If the goal is keeping yourself busy, there will be many many avenues. If the goal is to raise kids wth moral values, there are many better places than India. But if the goal is to raise them with "Indian-ness" (whatever that means to you), then India is still the best choice, if you can afford it.
vanaja;405489
Their higher education is much easier and accessible here than in India where they are in for severe
competition with other kids. Your elder one will find it difficult to cope at least initially.
Look around at most of us who made it successful in the west with our sarkaari education. Compare us to many of our colleagues who were raised in the west, who had the elusive "well-rounded education", access to the best colleges etc. You won't find much difference in the academic, carrer and financial success that we have acheived versus what they have acheived.

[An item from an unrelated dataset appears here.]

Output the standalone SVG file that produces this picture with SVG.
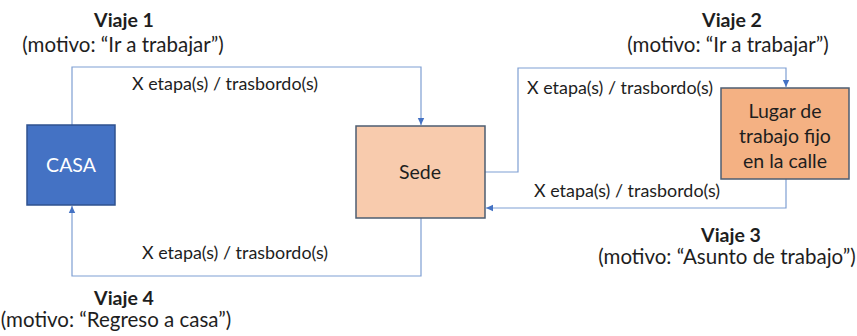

This is true in every field. Raising kids in western socities does not offer them any additional benefit. It may help them feel as "natives" (even that is questionable) but beyond that, not much more. Education in India now is a lot more accessible and still a lot less expensive than the western higher education costs. Quality is acceptable as well. An undergrad student graduating today from an Indian private college can easily migrate to the west and integrate into the western society (research/job) without any trouble and within 5 years, there won't be much difference between a Sydney raised Indian and a Delhi raised Indian. The Delhi raised Indian will always view himself as Indian while the Syndey raised Indian-Australian have permanently lost his/her emotional connection to India because they can only see it as "my parents' country" and never as "My country".